上記の治療法は医療機関で医師の診察を受けて、適切な処方を受けるようにしましょう。自己判断で薬を使用することは避け、必ず医師の指示に従ってください。
階段上りの膝痛を予防するための対策3選
階段上りの膝の痛みは、少しの工夫で予防や軽減が期待できる場合があります。階段上りの膝痛を予防するための対策について、以下の3つを解説します。
- 体重管理で膝への負担軽減
- 正しい姿勢での階段昇降を意識する
- 痛みを感じたら早めに医療機関を受診
体重管理で膝への負担軽減
体重管理は膝の痛み予防において重要です。厳しい食事制限や激しい運動をイメージする方もいらっしゃいますが、毎日の生活の中で少し意識を変えるだけでも効果が期待できます。
- エレベーターやエスカレーターではなく階段を使う
- 間食を少し減らす
- 夕食の量を少し控える
- お菓子ではなく果物を食べる
無理のない範囲で、できることから始めてみましょう。
正しい姿勢での階段昇降を意識する
階段の上り下りで膝が痛む場合、姿勢や動作に問題がある可能性があります。正しい姿勢で階段を上るには、背筋をピンと伸ばし目線は前方に向けます。お尻の筋肉や太ももの筋肉を使って体を持ち上げるように意識しながら、ゆっくりと足を上げます。
階段を下りるときは、痛くない方の足から先に地面に着けるようにしましょう。手すりがあれば、積極的に活用することで、膝への負担を軽減できます。
痛みを感じたら早めに医療機関を受診
膝の痛みが続く場合は自己判断せずに、早めに整形外科などの専門医療機関を受診しましょう。痛みの原因はさまざまで、適切な治療法も異なります。医療機関では、問診や診察、レントゲン検査などを通して、痛みの原因を詳しく調べます。必要に応じて、MRI検査やCT検査を行うこともあります。
痛みの原因が特定できれば、原因に応じた適切な治療を受けることができます。変形性膝関節症と診断された場合は、ヒアルロン酸注射や痛み止めの服用、運動療法などが行われます。半月板損傷などの場合は、手術が必要になることもあります。

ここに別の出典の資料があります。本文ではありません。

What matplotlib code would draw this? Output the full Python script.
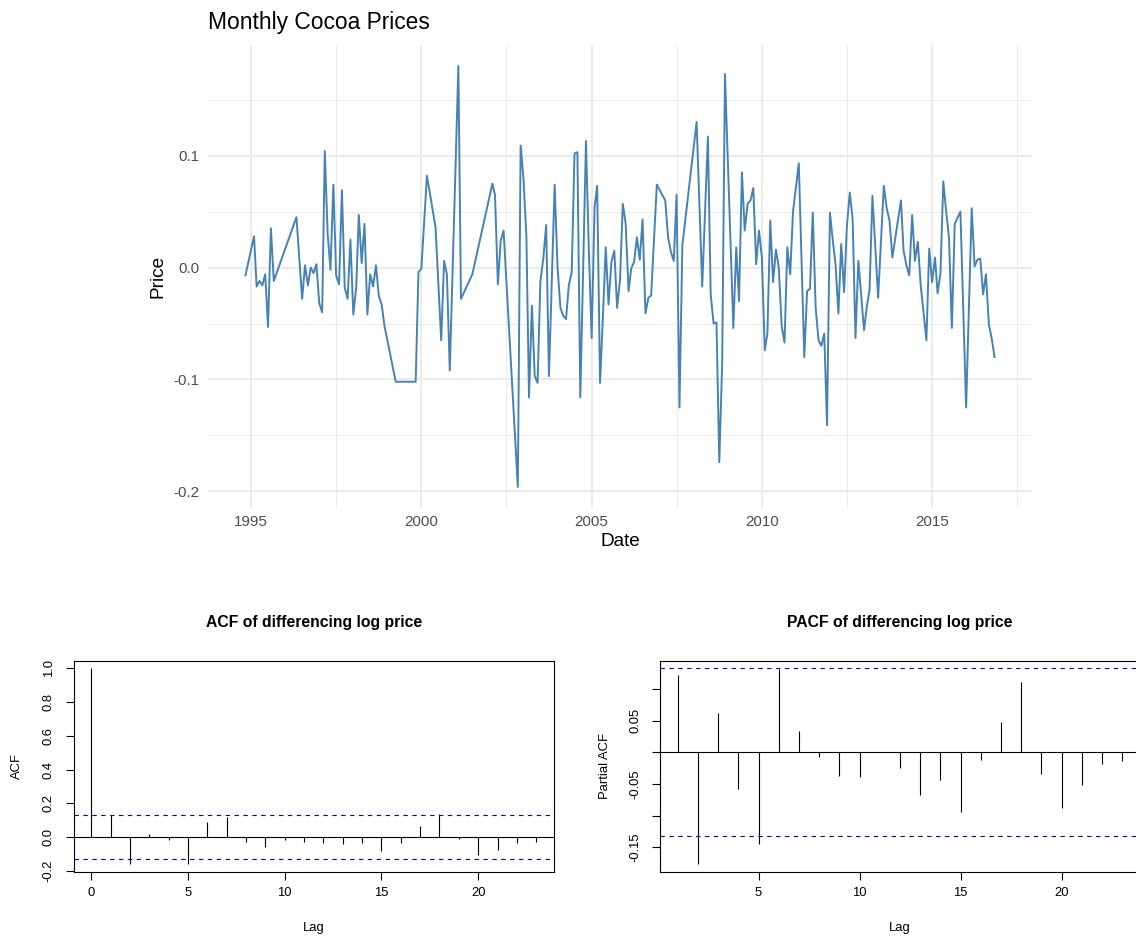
import matplotlib
matplotlib.use("Agg")
import matplotlib.pyplot as plt
import matplotlib.dates as mdates
import pandas as pd

plt.rcParams['font.family'] = ['Liberation Sans', 'DejaVu Sans']
plt.rcParams['axes.unicode_minus'] = False

# differenced log cocoa price, monthly (months absent from the source are skipped)
dates = [
    "1994-11", "1995-02", "1995-03", "1995-04", "1995-05", "1995-06", "1995-07", "1995-08", "1995-09",
    "1996-05", "1996-07", "1996-08", "1996-09", "1996-10", "1996-11", "1996-12",
    "1997-01", "1997-02", "1997-03", "1997-04", "1997-05", "1997-06", "1997-07", "1997-08", "1997-09",
    "1997-10", "1997-11", "1997-12",
    "1998-01", "1998-02", "1998-03", "1998-04", "1998-05", "1998-06", "1998-07", "1998-08", "1998-09",
    "1998-10", "1998-11", "1998-12",
    "1999-04", "1999-11", "1999-12",
    "2000-01", "2000-03", "2000-06", "2000-08", "2000-09", "2000-10", "2000-11",
    "2001-02", "2001-03", "2001-07",
    "2002-02", "2002-03", "2002-04", "2002-05", "2002-06", "2002-11", "2002-12",
    "2003-01", "2003-02", "2003-03", "2003-04", "2003-05", "2003-06", "2003-07", "2003-08", "2003-09",
    "2003-10", "2003-12",
    "2004-01", "2004-02", "2004-03", "2004-04", "2004-05", "2004-06", "2004-07", "2004-08", "2004-09",
    "2004-11", "2004-12",
    "2005-01", "2005-02", "2005-03", "2005-04", "2005-05", "2005-06", "2005-07", "2005-08", "2005-09",
    "2005-10", "2005-11", "2005-12",
    "2006-01", "2006-02", "2006-03", "2006-04", "2006-05", "2006-06", "2006-07", "2006-08", "2006-09",
    "2006-10", "2006-12",
    "2007-03", "2007-04", "2007-05", "2007-06", "2007-07", "2007-08", "2007-09",
    "2008-02", "2008-04", "2008-06", "2008-07", "2008-08", "2008-09", "2008-10", "2008-11", "2008-12",
    "2009-03", "2009-04", "2009-05", "2009-06", "2009-07", "2009-08", "2009-09", "2009-10", "2009-11",
    "2009-12",
    "2010-01", "2010-02", "2010-03", "2010-04", "2010-05", "2010-06", "2010-07", "2010-08", "2010-09",
    "2010-10", "2010-11", "2010-12",
    "2011-02", "2011-04", "2011-05", "2011-06", "2011-07", "2011-08", "2011-09", "2011-10", "2011-11",
    "2011-12",
    "2012-01", "2012-02", "2012-03", "2012-04", "2012-05", "2012-06", "2012-07", "2012-08", "2012-09",
    "2012-10", "2012-11", "2012-12",
    "2013-01", "2013-02", "2013-03", "2013-04", "2013-06", "2013-08", "2013-09", "2013-10", "2013-11",
    "2014-02", "2014-03", "2014-04", "2014-05", "2014-06", "2014-07", "2014-08", "2014-09", "2014-11",
    "2014-12",
    "2015-01", "2015-02", "2015-03", "2015-04", "2015-05", "2015-06", "2015-07", "2015-08", "2015-09",
    "2015-11",
    "2016-01", "2016-03", "2016-04", "2016-05", "2016-06", "2016-07", "2016-08", "2016-09", "2016-10",
    "2016-11",
]
price = [
    -0.007, 0.028, -0.017, -0.012, -0.016, -0.006, -0.053, 0.035, -0.012,
    0.045, -0.028, 0.002, -0.016, 0.000, -0.005, 0.003,
    -0.032, -0.040, 0.104, 0.030, -0.002, 0.074, -0.007, -0.015, 0.069,
    -0.018, -0.028, 0.025,
    -0.042, -0.018, 0.047, 0.004, 0.039, -0.042, -0.006, -0.017, 0.002,
    -0.025, -0.033, -0.052,
    -0.102, -0.102, -0.004,
    -0.001, 0.082, 0.036, -0.065, 0.006, -0.006, -0.092,
    0.180, -0.028, -0.006,
    0.075, 0.065, -0.015, 0.024, 0.033, -0.196, 0.109,
    0.079, 0.027, -0.116, -0.034, -0.097, -0.103, -0.012, 0.008, 0.038,
    -0.097, 0.074,
    0.000, -0.036, -0.043, -0.046, -0.016, -0.004, 0.102, 0.103, -0.116,
    0.113, 0.018,
    -0.063, 0.054, 0.073, -0.103, -0.045, 0.018, -0.033, 0.005, 0.015,
    -0.036, -0.011, 0.057,
    0.039, -0.021, -0.001, 0.005, 0.027, 0.007, 0.043, -0.041, -0.027,
    -0.025, 0.074,
    0.060, 0.027, 0.014, 0.006, 0.065, -0.125, 0.020,
    0.130, -0.017, 0.117, -0.024, -0.050, -0.049, -0.174, -0.086, 0.173,
    -0.054, 0.018, -0.030, 0.085, 0.033, 0.057, 0.060, 0.071, 0.003,
    0.033,
    0.009, -0.074, -0.059, 0.042, -0.013, 0.016, 0.000, -0.052, -0.067,
    0.018, -0.006, 0.050,
    0.093, -0.080, -0.021, -0.019, 0.049, -0.036, -0.065, -0.070, -0.059,
    -0.141,
    0.049, 0.024, 0.003, -0.041, 0.021, -0.022, 0.037, 0.067, 0.043,
    -0.063, 0.006, -0.024,
    -0.056, -0.034, -0.020, 0.064, -0.027, 0.073, 0.053, 0.042, 0.009,
    0.060, 0.015, 0.002, -0.007, 0.047, 0.006, 0.023, -0.016, -0.065,
    0.017,
    -0.013, 0.009, -0.023, -0.005, 0.077, 0.050, 0.027, -0.054, 0.039,
    0.050,
    -0.125, 0.053, 0.001, 0.007, 0.008, -0.024, -0.006, -0.051, -0.063,
    -0.080,
]

acf_lag = list(range(0, 24))
acf_val = [1.0, 0.128, -0.161, 0.016, -0.018, -0.161, 0.091, 0.118, -0.030, -0.057,
           -0.020, -0.030, -0.033, -0.043, -0.035, -0.083, -0.033, 0.065, 0.136, -0.014,
           -0.106, -0.075, -0.035, -0.028]
pacf_lag = list(range(1, 24))
pacf_val = [0.123, -0.177, 0.063, -0.058, -0.145, 0.132, 0.034, -0.008, -0.038, -0.039,
            0.001, -0.024, -0.067, -0.043, -0.094, -0.012, 0.048, 0.111, -0.034, -0.088,
            -0.052, -0.019, -0.014]
conf = 0.133

W, H = 1136, 939
fig = plt.figure(figsize=(W / 100, H / 100), dpi=100)


def place(left, top, right, bottom):
    return [left / W, 1 - bottom / H, (right - left) / W, (bottom - top) / H]


# ---- top: ggplot-like time series ----
ax = fig.add_axes(place(208, 45, 1032, 508))
d = pd.to_datetime(dates)
ax.plot(d, price, color='#4682B4', lw=1.4)

x0, x1 = mdates.date2num(d.min()), mdates.date2num(d.max())
ax.set_xlim(x0 - 0.05 * (x1 - x0), x1 + 0.05 * (x1 - x0))
lo, hi = min(price), max(price)
ax.set_ylim(lo - 0.05 * (hi - lo), hi + 0.05 * (hi - lo))

years = [1995, 2000, 2005, 2010, 2015]
ax.set_xticks(mdates.date2num(pd.to_datetime([f"{y}-01-01" for y in years])))
ax.set_xticklabels([str(y) for y in years])
ax.set_xticks(mdates.date2num(pd.to_datetime([f"{y + 2}-07-02" for y in years])), minor=True)
ax.set_yticks([-0.2, -0.1, 0.0, 0.1])
ax.set_yticklabels(["-0.2", "-0.1", "0.0", "0.1"])
ax.set_yticks([-0.15, -0.05, 0.05, 0.15], minor=True)

ax.grid(which='major', color='#EBEBEB', lw=1.4)
ax.grid(which='minor', color='#EBEBEB', lw=0.7)
ax.set_axisbelow(True)
for s in ax.spines.values():
    s.set_visible(False)
ax.tick_params(which='both', length=0, labelsize=10.9, labelcolor='#4D4D4D')
ax.tick_params(axis='x', pad=5)
ax.tick_params(axis='y', pad=6)
ax.set_xlabel('Date', fontsize=13.7, va='center')
ax.xaxis.set_label_coords(0.5, (508 - 541) / 463)
ax.set_ylabel('Price', fontsize=13.7, va='center')
ax.yaxis.set_label_coords((158 - 208) / 824, 0.5)
fig.text(208 / W, 1 - 22 / H, 'Monthly Cocoa Prices', fontsize=16.4, ha='left', va='center')


# ---- bottom: base-R style correlograms ----
def r_panel(rect, lags, vals, title, ylab, xticks, yticks, ylabels):
    a = fig.add_axes(rect)
    a.vlines(lags, 0, vals, color='black', lw=0.8)
    a.axhline(0, color='black', lw=0.8)
    a.axhline(conf, color='blue', lw=0.8, ls=(0, (4, 4)))
    a.axhline(-conf, color='blue', lw=0.8, ls=(0, (4, 4)))
    lo_, hi_ = min(min(vals), -conf), max(max(vals), conf)
    a.set_ylim(lo_ - 0.04 * (hi_ - lo_), hi_ + 0.04 * (hi_ - lo_))
    a.set_xlim(min(lags) - 0.04 * (max(lags) - min(lags)), max(lags) + 0.04 * (max(lags) - min(lags)))
    a.set_xticks(xticks)
    a.set_yticks(yticks)
    a.set_yticklabels(ylabels, rotation=90, va='center')
    for s in a.spines.values():
        s.set_linewidth(0.8)
    a.tick_params(direction='out', length=5.5, width=0.8, labelsize=9.4)
    a.tick_params(axis='x', pad=5)
    a.tick_params(axis='y', pad=8)
    a.set_title(title, fontsize=11.3, fontweight='bold', pad=24)
    a.set_xlabel('Lag', fontsize=9.4, va='center')
    a.xaxis.set_label_coords(0.5, -0.265)
    a.set_ylabel(ylab, fontsize=9.4, va='center')
    return a


al = r_panel(place(73.5, 660.5, 554, 872), acf_lag, acf_val,
             'ACF of differencing log price', 'ACF', [0, 5, 10, 15, 20],
             [-0.2, 0.0, 0.2, 0.4, 0.6, 0.8, 1.0],
             ["-0.2", "0.0", "0.2", "0.4", "0.6", "0.8", "1.0"])
al.yaxis.set_label_coords((17 - 73.5) / 480.5, 0.5)

ar = r_panel(place(660, 660.5, 1140, 872), pacf_lag, pacf_val,
             'PACF of differencing log price', 'Partial ACF', [5, 10, 15, 20],
             [-0.15, -0.10, -0.05, 0.0, 0.05, 0.10],
             ["-0.15", "", "-0.05", "", "0.05", ""])
ar.yaxis.set_label_coords((605 - 660) / 480, 0.5)

fig.savefig('out.png', dpi=100)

早期に適切な治療を受けることで痛みを早く和らげ、日常生活への影響を最小限に抑えることができます。
まとめ
階段の上りで膝が痛む原因は、加齢やスポーツ、肥満、階段の上り方など、さまざまです。痛みを改善するには、ストレッチや筋トレで膝周りの筋肉を強化し、サポーターなどで膝関節を安定させることが有効です。痛みが強い場合は、薬物療法や注射も選択肢となります。
予防策として、体重管理や正しい姿勢での階段昇降、早期の医療機関の受診が重要です。ご自身に合った方法で、無理なく続けられるスタイルを探しましょう。
参考文献
- David Y Gaitonde, Alex Ericksen, Rachel C Robbins. Patellofemoral Pain Syndrome. Am Fam Physician, 2019, 99(2), p.88-94.
- Erin F Alaia, Mohammad Samim, Iman Khodarahmi, John R Zech, Alexandra R Spath, Madalena Da Silva Cardoso, Soterios Gyftopoulos. Utility of MRI for Patients 45 Years Old and Older With Hip or Knee Pain: A Systematic Review. AJR Am J Roentgenol, 2024, 222(6), e2430958.